My father never recovered: multiple strokes and a few years later he was dead. I was 17. I told anyone who asked: "He died of the newspaper business."

It was no joke. My dad took it personally, and not even a staff that included Jimmy Breslin, Tom Wolfe, and Dick Schaap could save the day. The Rocky, the best tabloid I ever read, had a terrific staff and I particularly loved the newspaper on Saturdays when it spread its wings into a weekend broadsheet like a Cinderella at the ball. The Rocky didn't fold because it wasn't good enough or even because of the horrible economy.

It folded because newspapers as we know them are dead.

Don't get me wrong. I love newspapers, love them dearly. I worked for newspapers as hard as I could in San Francisco, Baltimore, Boston and right here in Aspen. Newspapers, on paper, are a noble thing and a living breathing being. They will survive in some diminished form, but as a dominant, monopolistic, agenda-setting cash cow the great American newspaper is a goner. Put a fork in it. I left the Boston Herald American in 1979 because I thought newspapers were dying. I was thirty years early to the wake. The day has come.

Newspapers in St. Louis and Seattle are likely to be next -- but what about Aspen, one of the last of the two-newspaper towns in America?

I worked on the Aspen Daily News for eighteen months, long enough to know that the owner, Dave Danforth, who fancies himself a crusading journalist, would not spend his millions to keep a money-losing paper alive. He's cheap and flinty in a New England sort of way (you've seen the Red Sox cap he never takes off). My guess is that his tolerance for red ink is non-existent. Still, he may be tempted to outlast the Aspen Times and thus become the only paper in town.

As for the Aspen Times, the more corporate Swift company has folded five newspapers in Colorado in the last few months, including the Spanish-language La Tribuna and the Valley Journal in Carbondale. I would be shocked if the Post-Independent in Glenwood is able to survive. A corporate owner is even less likely to keep a corpse alive.

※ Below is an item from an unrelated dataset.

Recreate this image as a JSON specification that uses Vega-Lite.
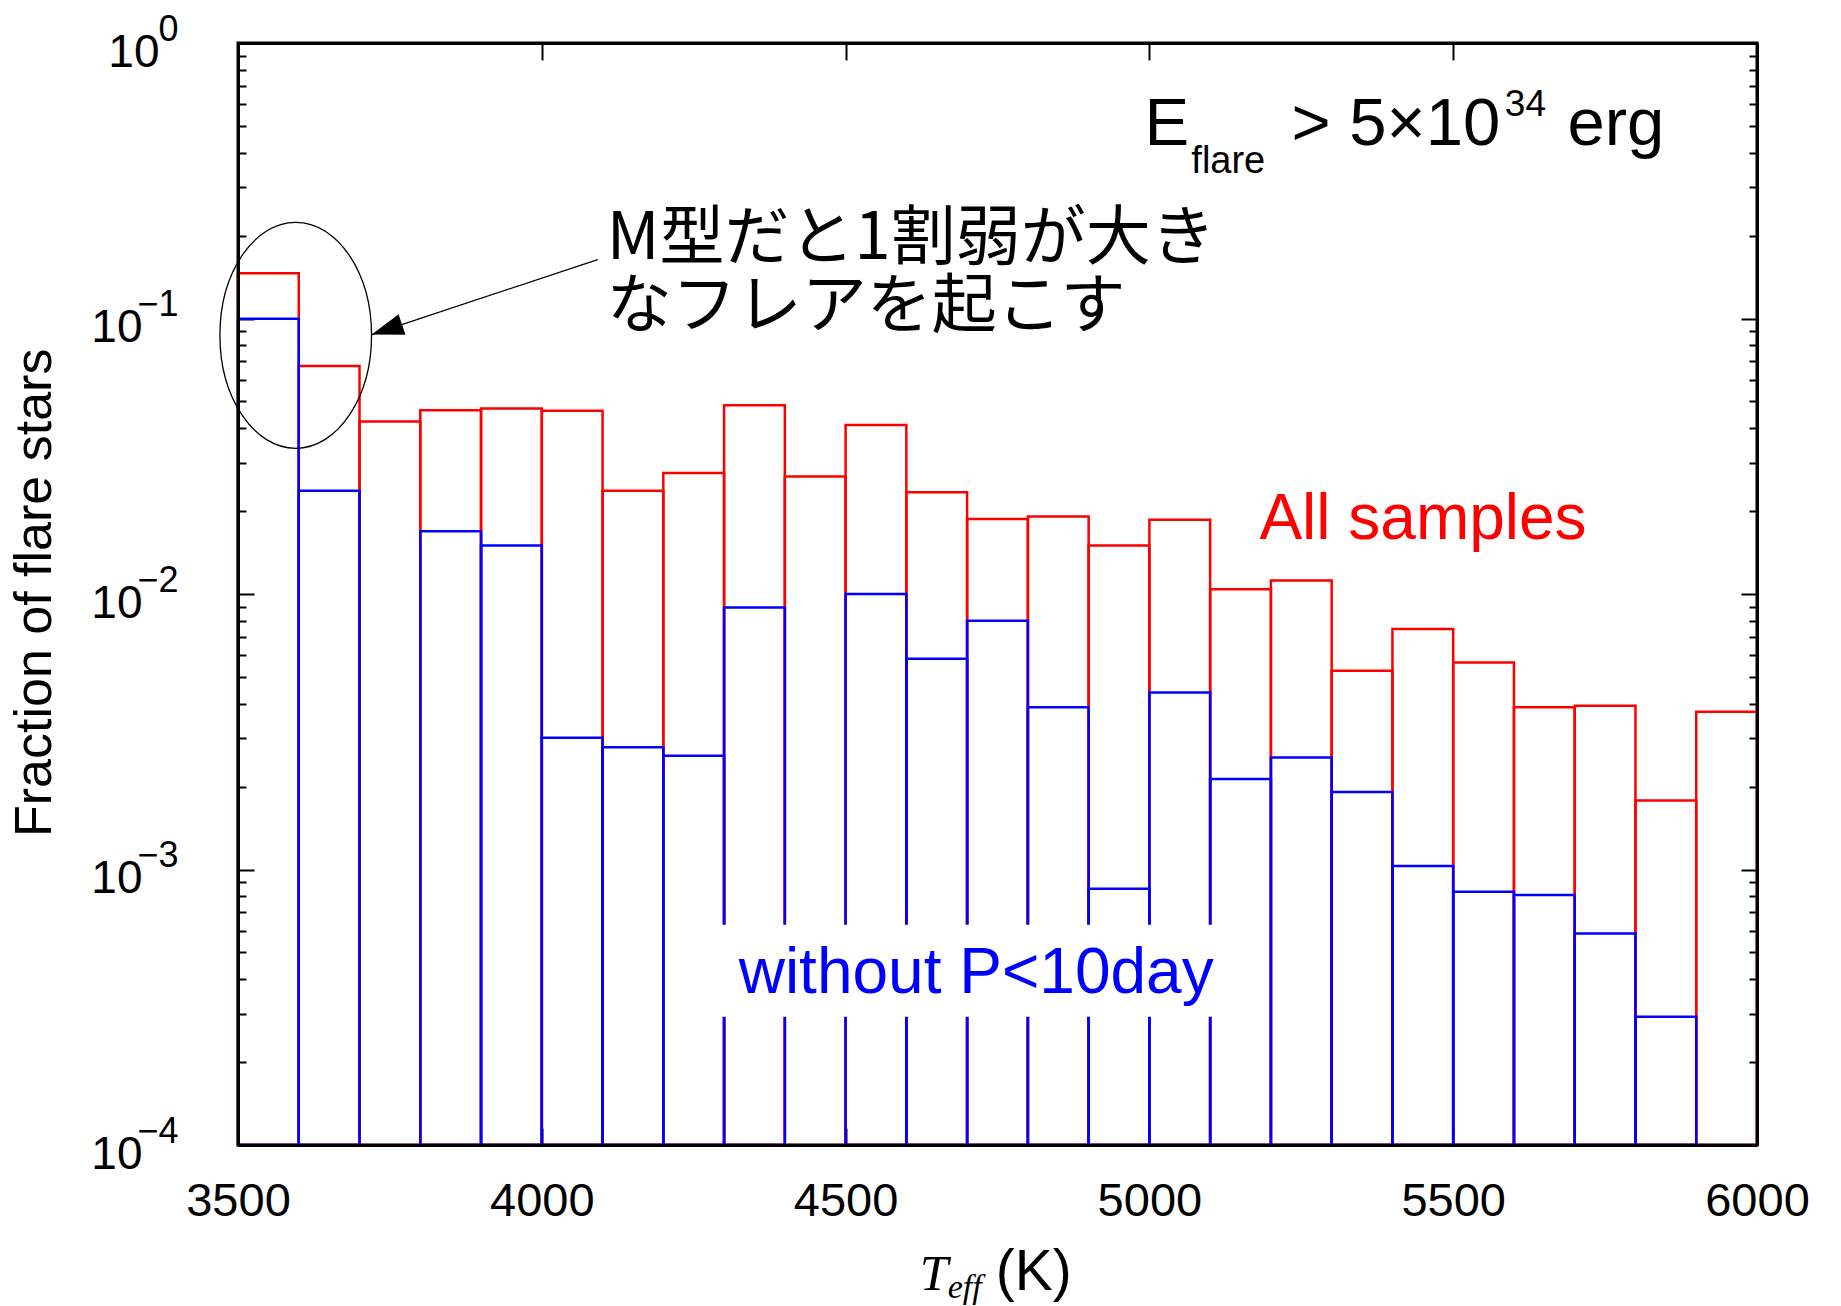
{
  "$schema": "https://vega.github.io/schema/vega-lite/v6.json",
  "width": 1519,
  "height": 1102,
  "autosize": {"type": "none"},
  "padding": {"left": 238, "top": 43, "right": 84, "bottom": 161},
  "background": "white",
  "config": {
    "view": {"stroke": "black", "strokeWidth": 3},
    "axis": {"grid": false, "domain": false, "labelFont": "Liberation Sans", "labelColor": "black", "tickColor": "black", "tickWidth": 2, "labelFlush": false, "labelOverlap": false, "domainColor": "black", "domainWidth": 3}
  },
  "datasets": {
    "bins": [
      {"t0": 3500, "t1": 3600, "all": 0.146, "nop": 0.0998},
      {"t0": 3600, "t1": 3700, "all": 0.0672, "nop": 0.0237},
      {"t0": 3700, "t1": 3800, "all": 0.0423, "nop": 0},
      {"t0": 3800, "t1": 3900, "all": 0.0464, "nop": 0.0169},
      {"t0": 3900, "t1": 4000, "all": 0.0471, "nop": 0.0150},
      {"t0": 4000, "t1": 4100, "all": 0.0463, "nop": 0.00301},
      {"t0": 4100, "t1": 4200, "all": 0.0237, "nop": 0.00278},
      {"t0": 4200, "t1": 4300, "all": 0.0275, "nop": 0.00259},
      {"t0": 4300, "t1": 4400, "all": 0.0484, "nop": 0.00893},
      {"t0": 4400, "t1": 4500, "all": 0.0267, "nop": 0},
      {"t0": 4500, "t1": 4600, "all": 0.0411, "nop": 0.0100},
      {"t0": 4600, "t1": 4700, "all": 0.0234, "nop": 0.00582},
      {"t0": 4700, "t1": 4800, "all": 0.0187, "nop": 0.00799},
      {"t0": 4800, "t1": 4900, "all": 0.0191, "nop": 0.00388},
      {"t0": 4900, "t1": 5000, "all": 0.0150, "nop": 0.000851},
      {"t0": 5000, "t1": 5100, "all": 0.0186, "nop": 0.00439},
      {"t0": 5100, "t1": 5200, "all": 0.0104, "nop": 0.00213},
      {"t0": 5200, "t1": 5300, "all": 0.0112, "nop": 0.00255},
      {"t0": 5300, "t1": 5400, "all": 0.00527, "nop": 0.00191},
      {"t0": 5400, "t1": 5500, "all": 0.00747, "nop": 0.00103},
      {"t0": 5500, "t1": 5600, "all": 0.00564, "nop": 0.000830},
      {"t0": 5600, "t1": 5700, "all": 0.00388, "nop": 0.000808},
      {"t0": 5700, "t1": 5800, "all": 0.00393, "nop": 0.000586},
      {"t0": 5800, "t1": 5900, "all": 0.00178, "nop": 0.000292},
      {"t0": 5900, "t1": 6000, "all": 0.00374, "nop": 0}
    ],
    "big": [
      {"txt": "E", "x": 4992, "y": 0.4246},
      {"txt": "> 5×10", "x": 5234, "y": 0.4246},
      {"txt": "erg", "x": 5688, "y": 0.4246}
    ],
    "sub": [{"txt": "flare", "x": 5069, "y": 0.3379}],
    "sup": [{"txt": "34", "x": 5585, "y": 0.5427}],
    "jp": [
      {"txt": "M型だと1割弱が大き\nなフレアを起こす", "x": 4107, "y": 0.1951}
    ],
    "allLabel": [{"txt": "All samples", "x": 5181, "y": 0.01582}],
    "nopLabel": [{"txt": "without P<10day", "x": 4324, "y": 0.000356}],
    "box": [{"x0": 4245, "x1": 5150, "y0": 0.000292, "y1": 0.00063}],
    "ellipse": [{"x": 3595, "y": 0.0869}],
    "arrow": [{"x": 4092, "y": 0.1637, "x2": 3720, "y2": 0.0874}],
    "xT": [{"txt": "T", "x": 4622, "y": 0.00002974}],
    "xEff": [{"txt": "eff", "x": 4668, "y": 0.00002781}],
    "xK": [{"txt": "(K)", "x": 4747, "y": 0.00002974}],
    "yTitle": [{"txt": "Fraction of flare stars", "x": 3193, "y": 0.0101}]
  },
  "resolve": {"axis": {"x": "independent", "y": "independent"}},
  "layer": [
    {
      "data": {"name": "bins"},
      "mark": {"type": "rect", "filled": false, "stroke": "#ff0000", "strokeWidth": 2.5},
      "encoding": {
        "x": {"field": "t0", "type": "quantitative", "scale": {"type": "linear", "domain": [3500, 6000], "nice": false, "zero": false},
              "axis": {"orient": "bottom", "values": [3500, 4000, 4500, 5000, 5500, 6000], "format": "d", "ticks": false, "labelFontSize": 47, "labelPadding": 33, "domain": true, "zindex": 1, "title": null}},
        "x2": {"field": "t1"},
        "y": {"field": "all", "type": "quantitative", "scale": {"type": "log", "domain": [0.0001, 1], "nice": false},
              "axis": {"orient": "left", "values": [0.0001, 0.001, 0.01, 0.1, 1], "ticks": false, "labelExpr": "'10'", "labelFont": "Liberation Sans Narrow, Liberation Sans", "labelFontSize": 46, "labelPadding": {"condition": {"test": "datum.value > 0.5", "value": 79}, "value": 96}, "labelOffset": 9, "labelAlign": "right", "labelBaseline": "middle", "domain": true, "zindex": 1, "title": null}},
        "y2": {"datum": 0.0001}
      }
    },
    {
      "data": {"name": "bins"},
      "transform": [{"filter": "datum.nop > 0"}],
      "mark": {"type": "rect", "filled": false, "stroke": "#0000ff", "strokeWidth": 2.5},
      "encoding": {
        "x": {"field": "t0", "type": "quantitative", "scale": {"type": "linear", "domain": [3500, 6000], "nice": false, "zero": false},
              "axis": {"orient": "top", "values": [3500, 4000, 4500, 5000, 5500, 6000], "labels": false, "ticks": true, "tickSize": 17, "offset": -17, "title": null}},
        "x2": {"field": "t1"},
        "y": {"field": "nop", "type": "quantitative", "scale": {"type": "log", "domain": [0.0001, 1], "nice": false},
              "axis": {"orient": "left", "values": [0.0001, 0.001, 0.01, 0.1, 1], "ticks": false, "labelExpr": "datum.value > 0.5 ? '0' : datum.value > 0.05 ? '−1' : datum.value > 0.005 ? '−2' : datum.value > 0.0005 ? '−3' : '−4'", "labelFont": "Liberation Sans Narrow, Liberation Sans", "labelFontSize": 36, "labelPadding": 60, "labelOffset": -14, "labelAlign": "right", "labelBaseline": "middle", "zindex": 1, "title": null}},
        "y2": {"datum": 0.0001}
      }
    },
    {
      "data": {"name": "box"},
      "mark": {"type": "rect", "fill": "white", "stroke": null},
      "encoding": {
        "x": {"field": "x0", "type": "quantitative", "scale": {"type": "linear", "domain": [3500, 6000], "nice": false, "zero": false},
              "axis": {"orient": "bottom", "values": [3500, 4000, 4500, 5000, 5500, 6000], "labels": false, "ticks": true, "tickSize": 17, "offset": -17, "title": null}},
        "x2": {"field": "x1"},
        "y": {"field": "y1", "type": "quantitative", "scale": {"type": "log", "domain": [0.0001, 1], "nice": false},
              "axis": {"orient": "left", "values": [0.0001, 0.001, 0.01, 0.1, 1], "labels": false, "ticks": true, "tickSize": 16, "offset": -16, "title": null}},
        "y2": {"field": "y0"}
      }
    },
    {
      "data": {"name": "jp"},
      "mark": {"type": "text", "font": "Noto Sans CJK JP", "fontSize": 65, "lineHeight": 68, "lineBreak": "\n", "align": "left", "baseline": "middle", "color": "black"},
      "encoding": {
        "x": {"field": "x", "type": "quantitative", "scale": {"type": "linear", "domain": [3500, 6000], "nice": false, "zero": false}, "axis": null},
        "y": {"field": "y", "type": "quantitative", "scale": {"type": "log", "domain": [0.0001, 1], "nice": false},
              "axis": {"orient": "left", "values": [0.0002, 0.0003, 0.0004, 0.0005, 0.0006, 0.0007, 0.0008, 0.0009, 0.002, 0.003, 0.004, 0.005, 0.006, 0.007, 0.008, 0.009, 0.02, 0.03, 0.04, 0.05, 0.06, 0.07, 0.08, 0.09, 0.2, 0.3, 0.4, 0.5, 0.6, 0.7, 0.8, 0.9], "labels": false, "ticks": true, "tickSize": 8, "offset": -8, "title": null}},
        "text": {"field": "txt"}
      }
    },
    {
      "data": {"name": "allLabel"},
      "mark": {"type": "text", "font": "Liberation Sans", "fontSize": 64, "align": "left", "baseline": "alphabetic", "color": "#ff0000"},
      "encoding": {
        "x": {"field": "x", "type": "quantitative", "scale": {"type": "linear", "domain": [3500, 6000], "nice": false, "zero": false}, "axis": null},
        "y": {"field": "y", "type": "quantitative", "scale": {"type": "log", "domain": [0.0001, 1], "nice": false},
              "axis": {"orient": "right", "values": [0.0001, 0.001, 0.01, 0.1, 1], "labels": false, "ticks": true, "tickSize": 16, "offset": -16, "title": null}},
        "text": {"field": "txt"}
      }
    },
    {
      "data": {"name": "nopLabel"},
      "mark": {"type": "text", "font": "Liberation Sans", "fontSize": 64, "align": "left", "baseline": "alphabetic", "color": "#0000ff"},
      "encoding": {
        "x": {"field": "x", "type": "quantitative", "scale": {"type": "linear", "domain": [3500, 6000], "nice": false, "zero": false}, "axis": null},
        "y": {"field": "y", "type": "quantitative", "scale": {"type": "log", "domain": [0.0001, 1], "nice": false},
              "axis": {"orient": "right", "values": [0.0002, 0.0003, 0.0004, 0.0005, 0.0006, 0.0007, 0.0008, 0.0009, 0.002, 0.003, 0.004, 0.005, 0.006, 0.007, 0.008, 0.009, 0.02, 0.03, 0.04, 0.05, 0.06, 0.07, 0.08, 0.09, 0.2, 0.3, 0.4, 0.5, 0.6, 0.7, 0.8, 0.9], "labels": false, "ticks": true, "tickSize": 8, "offset": -8, "title": null}},
        "text": {"field": "txt"}
      }
    },
    {
      "data": {"name": "big"},
      "mark": {"type": "text", "font": "Liberation Sans", "fontSize": 67, "align": "left", "baseline": "alphabetic", "color": "black"},
      "encoding": {
        "x": {"field": "x", "type": "quantitative", "scale": {"type": "linear", "domain": [3500, 6000], "nice": false, "zero": false},
              "axis": {"orient": "top", "labels": false, "ticks": false, "domain": true, "zindex": 1, "title": null}},
        "y": {"field": "y", "type": "quantitative", "scale": {"type": "log", "domain": [0.0001, 1], "nice": false},
              "axis": {"orient": "right", "labels": false, "ticks": false, "domain": true, "zindex": 1, "title": null}},
        "text": {"field": "txt"}
      }
    },
    {
      "data": {"name": "sub"},
      "mark": {"type": "text", "font": "Liberation Sans", "fontSize": 38, "align": "left", "baseline": "alphabetic", "color": "black"},
      "encoding": {
        "x": {"field": "x", "type": "quantitative", "scale": {"type": "linear", "domain": [3500, 6000], "nice": false, "zero": false}, "axis": null},
        "y": {"field": "y", "type": "quantitative", "scale": {"type": "log", "domain": [0.0001, 1], "nice": false}, "axis": null},
        "text": {"field": "txt"}
      }
    },
    {
      "data": {"name": "sup"},
      "mark": {"type": "text", "font": "Liberation Sans", "fontSize": 37, "align": "left", "baseline": "alphabetic", "color": "black"},
      "encoding": {
        "x": {"field": "x", "type": "quantitative", "scale": {"type": "linear", "domain": [3500, 6000], "nice": false, "zero": false}, "axis": null},
        "y": {"field": "y", "type": "quantitative", "scale": {"type": "log", "domain": [0.0001, 1], "nice": false}, "axis": null},
        "text": {"field": "txt"}
      }
    },
    {
      "data": {"name": "ellipse"},
      "mark": {"type": "point", "shape": "M -0.671 0 A 0.671 1 0 1 1 0.671 0 A 0.671 1 0 1 1 -0.671 0 Z", "size": 51076, "filled": false, "color": "black", "strokeWidth": 1.3, "opacity": 1},
      "encoding": {
        "x": {"field": "x", "type": "quantitative", "scale": {"type": "linear", "domain": [3500, 6000], "nice": false, "zero": false}, "axis": null},
        "y": {"field": "y", "type": "quantitative", "scale": {"type": "log", "domain": [0.0001, 1], "nice": false}, "axis": null}
      }
    },
    {
      "data": {"name": "arrow"},
      "mark": {"type": "rule", "color": "black", "strokeWidth": 1.3},
      "encoding": {
        "x": {"field": "x", "type": "quantitative", "scale": {"type": "linear", "domain": [3500, 6000], "nice": false, "zero": false}, "axis": null},
        "y": {"field": "y", "type": "quantitative", "scale": {"type": "log", "domain": [0.0001, 1], "nice": false}, "axis": null},
        "x2": {"field": "x2"},
        "y2": {"field": "y2"}
      }
    },
    {
      "data": {"name": "arrow"},
      "mark": {"type": "point", "shape": "M 0 0 L 2 -0.68 L 2 0.68 Z", "size": 1024, "filled": true, "color": "black", "opacity": 1, "angle": 341.6, "strokeWidth": 0},
      "encoding": {
        "x": {"field": "x2", "type": "quantitative", "scale": {"type": "linear", "domain": [3500, 6000], "nice": false, "zero": false}, "axis": null},
        "y": {"field": "y2", "type": "quantitative", "scale": {"type": "log", "domain": [0.0001, 1], "nice": false}, "axis": null}
      }
    },
    {
      "data": {"name": "xT"},
      "mark": {"type": "text", "font": "Liberation Serif", "fontStyle": "italic", "fontSize": 51, "align": "left", "baseline": "alphabetic", "color": "black"},
      "encoding": {
        "x": {"field": "x", "type": "quantitative", "scale": {"type": "linear", "domain": [3500, 6000], "nice": false, "zero": false}, "axis": null},
        "y": {"field": "y", "type": "quantitative", "scale": {"type": "log", "domain": [0.0001, 1], "nice": false}, "axis": null},
        "text": {"field": "txt"}
      }
    },
    {
      "data": {"name": "xEff"},
      "mark": {"type": "text", "font": "Liberation Serif", "fontStyle": "italic", "fontSize": 34, "align": "left", "baseline": "alphabetic", "color": "black"},
      "encoding": {
        "x": {"field": "x", "type": "quantitative", "scale": {"type": "linear", "domain": [3500, 6000], "nice": false, "zero": false}, "axis": null},
        "y": {"field": "y", "type": "quantitative", "scale": {"type": "log", "domain": [0.0001, 1], "nice": false}, "axis": null},
        "text": {"field": "txt"}
      }
    },
    {
      "data": {"name": "xK"},
      "mark": {"type": "text", "font": "Liberation Sans", "fontSize": 57, "align": "left", "baseline": "alphabetic", "color": "black"},
      "encoding": {
        "x": {"field": "x", "type": "quantitative", "scale": {"type": "linear", "domain": [3500, 6000], "nice": false, "zero": false}, "axis": null},
        "y": {"field": "y", "type": "quantitative", "scale": {"type": "log", "domain": [0.0001, 1], "nice": false}, "axis": null},
        "text": {"field": "txt"}
      }
    },
    {
      "data": {"name": "yTitle"},
      "mark": {"type": "text", "font": "Liberation Sans", "fontSize": 52, "align": "center", "baseline": "alphabetic", "angle": 270, "color": "black"},
      "encoding": {
        "x": {"field": "x", "type": "quantitative", "scale": {"type": "linear", "domain": [3500, 6000], "nice": false, "zero": false}, "axis": null},
        "y": {"field": "y", "type": "quantitative", "scale": {"type": "log", "domain": [0.0001, 1], "nice": false}, "axis": null},
        "text": {"field": "txt"}
      }
    }
  ]
}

The local papers have cut staff and cut their rates but their survival is still in question. Without the fool's gold of real estate advertising they have become desperate, slashing rates and making deals to keep hope alive. Will they survive? As a competitor with Aspen Post, I hope they go out of business tomorrow, in part because of their tendency to print outright falsehoods about yours truly. But as a man who loves newspapers and all they represent, it makes me want to cry.

Every time a newspaper folds, something inside of me dies.